← Back to context

Comment by pfannl

2 days ago

Also known as: “we removed the rare earths and added software.”

Synchronous motors: running on software since the 1880s. Nikola really was ahead of his time!

  • He invented the induction motor which runs right off the grid.

    • Tesla had invented a kind of two-phase induction motor, but the three-phase induction motor that is the ancestor of the modern induction motors was invented in 1891 by Mikhail Dolivo-Dobrovolsky (working in Germany at AEG), who had also invented in 1888 the three-phase grid, the three-phase generator and the three-phase synchronous motor.

      The Dolivo-Dobrovolsky motor is the ancestor of all high-power induction motors, while the Tesla motor can be considered the ancestor of the single-phase induction motors that have been used (more frequently in the past than today) for several household appliances, like washing machines (or reel-to-reel magnetic tape recorders, a half of century ago).

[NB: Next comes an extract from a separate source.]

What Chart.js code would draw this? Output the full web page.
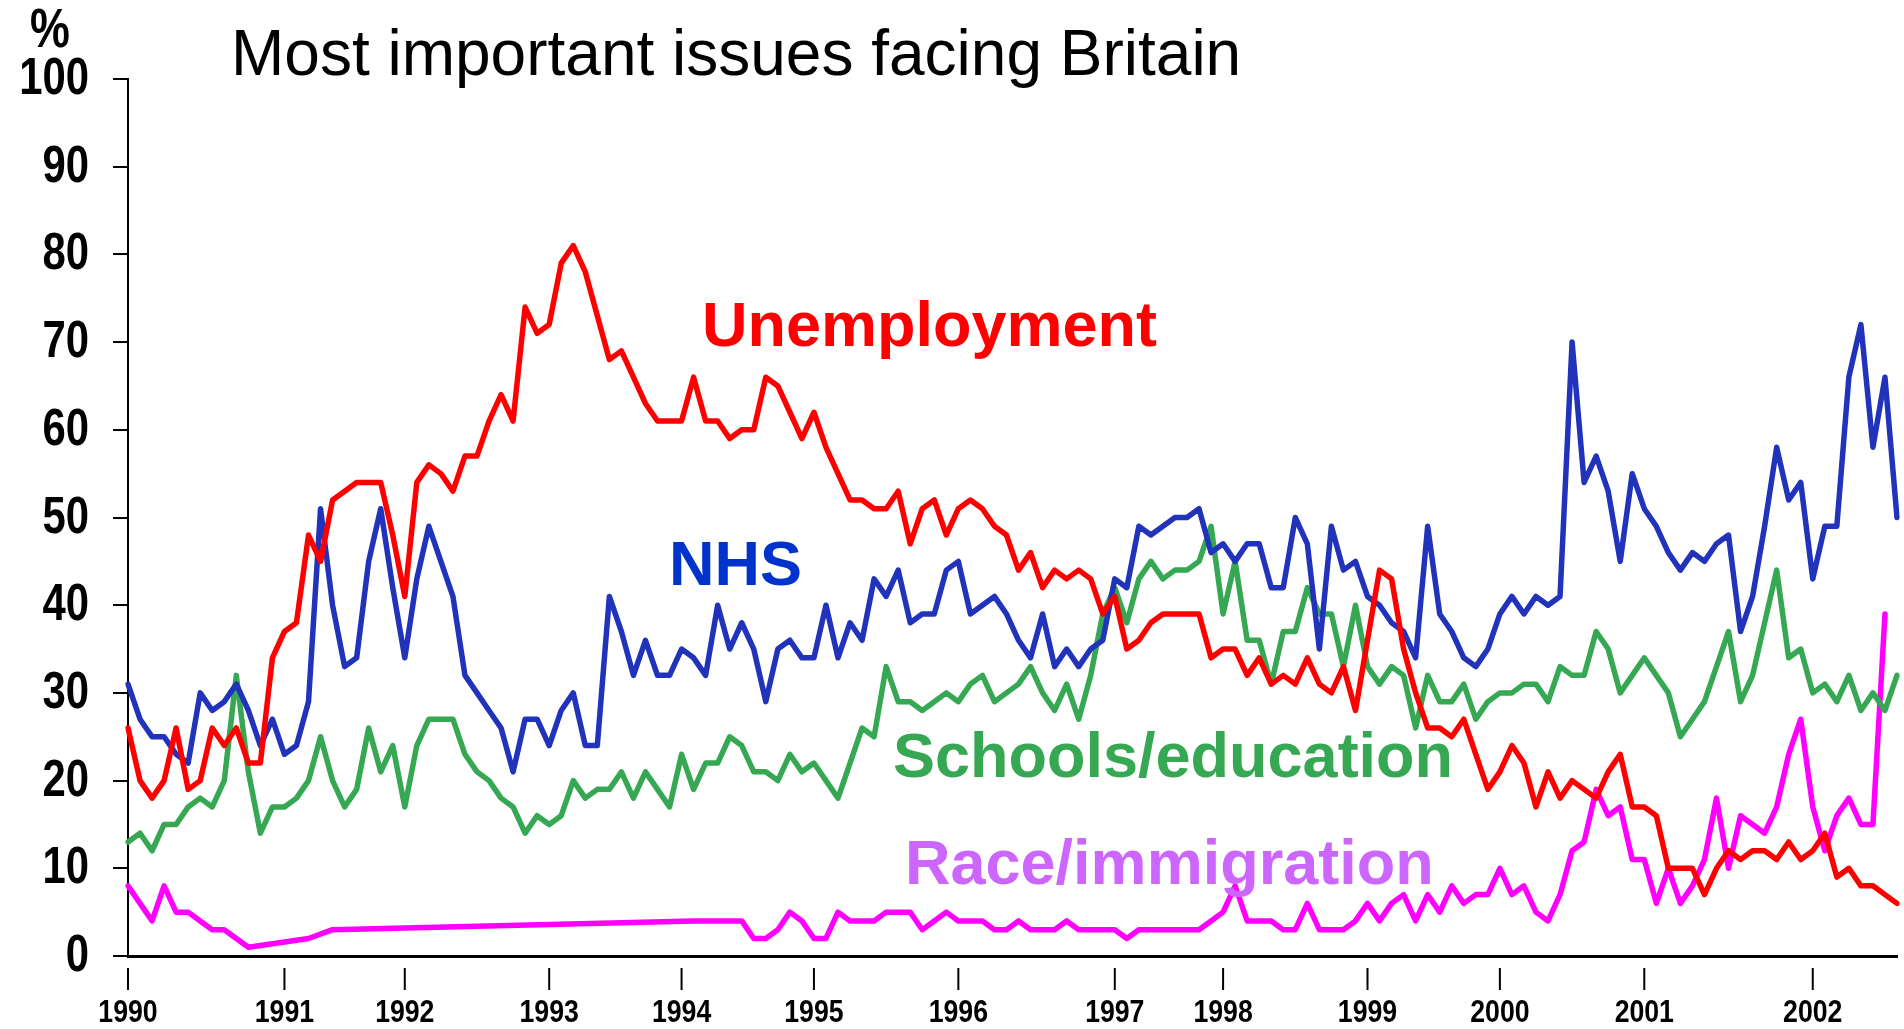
<!DOCTYPE html>
<html>
<head>
<meta charset="utf-8">
<title>Most important issues facing Britain</title>
<script src="https://cdn.jsdelivr.net/npm/chart.js@4.4.1/dist/chart.umd.min.js"></script>
<style>
  html, body { margin: 0; padding: 0; background: #fff; }
  #wrap { width: 1904px; height: 1029px; }
</style>
</head>
<body>
<div id="wrap"><canvas id="issuesChart" width="1904" height="1029"></canvas></div>
<script>
// Valores (% que cita cada tema), uma amostra por pesquisa
const unemployment = [
  26, 20, 18, 20, 26, 19, 20, 26, 24, 26, 22, 22, 34, 37, 38, 48, 45, 52, 53,
  54, 54, 54, 48, 41, 54, 56, 55, 53, 57, 57, 61, 64, 61, 74, 71, 72, 79,
  81, 78, 73, 68, 69, 66, 63, 61, 61, 61, 66, 61, 61, 59, 60, 60, 66, 65,
  62, 59, 62, 58, 55, 52, 52, 51, 51, 53, 47, 51, 52, 48, 51, 52, 51, 49, 48,
  44, 46, 42, 44, 43, 44, 43, 39, 41, 35, 36, 38, 39, 39, 39, 39, 34, 35,
  35, 32, 34, 31, 32, 31, 34, 31, 30, 33, 28, 36, 44, 43, 35, 30, 26, 26,
  25, 27, 23, 19, 21, 24, 22, 17, 21, 18, 20, 19, 18, 21, 23, 17, 17, 16,
  10, 10, 10, 7, 10, 12, 11, 12, 12, 11, 13, 11, 12, 14, 9, 10, 8, 8, 7, 6
];

const nhs = [
  31, 27, 25, 25, 23, 22, 30, 28, 29, 31, 28, 24, 27, 23, 24, 29, 51, 40, 33,
  34, 45, 51, 42, 34, 43, 49, 45, 41, 32, 30, 28, 26, 21, 27, 27, 24, 28,
  30, 24, 24, 41, 37, 32, 36, 32, 32, 35, 34, 32, 40, 35, 38, 35, 29, 35,
  36, 34, 34, 40, 34, 38, 36, 43, 41, 44, 38, 39, 39, 44, 45, 39, 40, 41, 39,
  36, 34, 39, 33, 35, 33, 35, 36, 43, 42, 49, 48, 49, 50, 50, 51, 46, 47,
  45, 47, 47, 42, 42, 50, 47, 35, 49, 44, 45, 41, 40, 38, 37, 34, 49, 39,
  37, 34, 33, 35, 39, 41, 39, 41, 40, 41, 70, 54, 57, 53, 45, 55, 51, 49,
  46, 44, 46, 45, 47, 48, 37, 41, 49, 58, 52, 54, 43, 49, 49, 66, 72, 58, 66, 50
];

const schools = [
  13, 14, 12, 15, 15, 17, 18, 17, 20, 32, 21, 14, 17, 17, 18, 20, 25, 20, 17,
  19, 26, 21, 24, 17, 24, 27, 27, 27, 23, 21, 20, 18, 17, 14, 16, 15, 16,
  20, 18, 19, 19, 21, 18, 21, 19, 17, 23, 19, 22, 22, 25, 24, 21, 21, 20,
  23, 21, 22, 20, 18, 22, 26, 25, 33, 29, 29, 28, 29, 30, 29, 31, 32, 29, 30,
  31, 33, 30, 28, 31, 27, 32, 39, 42, 38, 43, 45, 43, 44, 44, 45, 49, 39,
  45, 36, 36, 31, 37, 37, 42, 39, 39, 33, 40, 33, 31, 33, 32, 26, 32, 29,
  29, 31, 27, 29, 30, 30, 31, 31, 29, 33, 32, 32, 37, 35, 30, 32, 34, 32,
  30, 25, 27, 29, 33, 37, 29, 32, 38, 44, 34, 35, 30, 31, 29, 32, 28, 30, 28, 32
];

// null = pergunta não feita nessa pesquisa (a linha passa direto)
const race = [
  8, 6, 4, 8, 5, 5, 4, 3, 3, 2, 1, null, null, null, null, 2, null, 3, null,
  null, null, null, null, null, null, null, null, null, null, null, null, null, null, null, null, null,
  null, null, null, null, null, null, null, null, null, null, null, 4, 4, 4, 4, 4, 2, 2,
  3, 5, 4, 2, 2, 5, 4, 4, 4, 5, 5, 5, 3, 4, 5, 4, 4, 4, 3,
  3, 4, 3, 3, 3, 4, 3, 3, 3, 3, 2, 3, 3, 3, 3, 3, 3, 4,
  5, 8, 4, 4, 4, 3, 3, 6, 3, 3, 3, 4, 6, 4, 6, 7, 4, 7,
  5, 8, 6, 7, 7, 10, 7, 8, 5, 4, 7, 12, 13, 19, 16, 17, 11, 11,
  6, 10, 6, 8, 11, 18, 10, 16, 15, 14, 17, 23, 27, 17, 12, 16, 18, 15, 15, 39
];

// Rótulos dos anos e a amostra em que cada ano começa
const years = ['1990', '1991', '1992', '1993', '1994', '1995', '1996', '1997', '1998', '1999', '2000', '2001', '2002'];
const yearStart = [0, 13, 23, 35, 46, 57, 69, 82, 91, 103, 114, 126, 140];

const labels = unemployment.map(() => '');
yearStart.forEach((idx, k) => { labels[idx] = years[k]; });

const FONT = '"Liberation Sans", Arial, Helvetica, sans-serif';

// Texto comprimido na horizontal, como no original
function squeezed(ctx, text, x, y, sx) {
    ctx.save();
    ctx.translate(x, y);
    ctx.scale(sx, 1);
    ctx.fillText(text, 0, 0);
    ctx.restore();
}

const seriesNames = [
    { text: 'Unemployment', color: '#ff0000', x: 702, y: 346 },
    { text: 'NHS', color: '#0033cc', x: 669, y: 585 },
    { text: 'Schools/education', color: '#36a853', x: 893, y: 777 },
    { text: 'Race/immigration', color: '#cc66ff', x: 905, y: 884 }
];

const chartText = {
    id: 'chartText',
    afterDraw(chart) {
        const ctx = chart.ctx;
        const x = chart.scales.x;
        const y = chart.scales.y;
        ctx.save();
        ctx.fillStyle = '#000';

        // título
        ctx.font = `64px ${FONT}`;
        ctx.textAlign = 'left';
        ctx.textBaseline = 'alphabetic';
        ctx.fillText('Most important issues facing Britain', 231, 75);

        // eixo y
        ctx.font = `bold 51px ${FONT}`;
        ctx.textAlign = 'right';
        ctx.textBaseline = 'middle';
        y.ticks.forEach(t => {
            squeezed(ctx, String(t.value), 89, y.getPixelForValue(t.value) + 1, 0.82);
        });
        ctx.textAlign = 'center';
        ctx.font = `bold 56px ${FONT}`;
        squeezed(ctx, '%', 50, 32, 0.8);

        // anos no eixo x
        ctx.strokeStyle = '#000';
        ctx.lineWidth = 2;
        ctx.font = `bold 31px ${FONT}`;
        yearStart.forEach((idx, k) => {
            const px = x.getPixelForValue(idx);
            ctx.beginPath();
            ctx.moveTo(px, 968);
            ctx.lineTo(px, 990);
            ctx.stroke();
            squeezed(ctx, years[k], px, 1013, 0.86);
        });

        // nomes das séries
        ctx.font = `bold 63px ${FONT}`;
        ctx.textAlign = 'left';
        ctx.textBaseline = 'alphabetic';
        seriesNames.forEach(s => {
            ctx.fillStyle = s.color;
            ctx.fillText(s.text, s.x, s.y);
        });
        ctx.restore();
    }
};

function lineSet(label, data, color) {
    return {
        label,
        data,
        borderColor: color,
        backgroundColor: color,
        borderWidth: 5.5,
        pointRadius: 0,
        tension: 0,
        spanGaps: true,
        borderJoinStyle: 'round',
        borderCapStyle: 'round'
    };
}

new Chart(document.getElementById('issuesChart'), {
    type: 'line',
    data: {
        labels,
        datasets: [
            lineSet('Unemployment', unemployment, '#ff0000'),
            lineSet('NHS', nhs, '#2233bb'),
            lineSet('Schools/education', schools, '#36a853'),
            lineSet('Race/immigration', race, '#ff00ff')
        ]
    },
    options: {
        responsive: false,
        animation: false,
        events: [],
        layout: { padding: { top: 79, right: 7, bottom: 0, left: 0 } },
        plugins: {
            legend: { display: false },
            tooltip: { enabled: false },
            title: { display: false }
        },
        scales: {
            x: {
                type: 'category',
                offset: false,
                grid: { display: false },
                ticks: { display: false },
                border: { display: true, color: '#000', width: 3 },
                afterFit: s => { s.height = 73; }
            },
            y: {
                min: 0,
                max: 100,
                ticks: { display: false, stepSize: 10 },
                grid: { drawOnChartArea: false, drawTicks: true, tickLength: 15, color: '#000', lineWidth: 2 },
                border: { display: true, color: '#000', width: 2 },
                afterFit: s => { s.width = 128; }
            }
        }
    },
    plugins: [chartText]
});
</script>
</body>
</html>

    • Other way round. He invented the induction motor (1887) which the three-phase grid was then demonstrated to drive (1891). That's how influential it was. There are other reasons a three-phase grid is handy but being able to drive these brushless contraptions must have seemed utterly wild at the time.

      1 reply →

Rare earth magnet motors require software too if you want them to be maximally efficient. You could embody that software in e.g. an FPGA of course, but it's still software.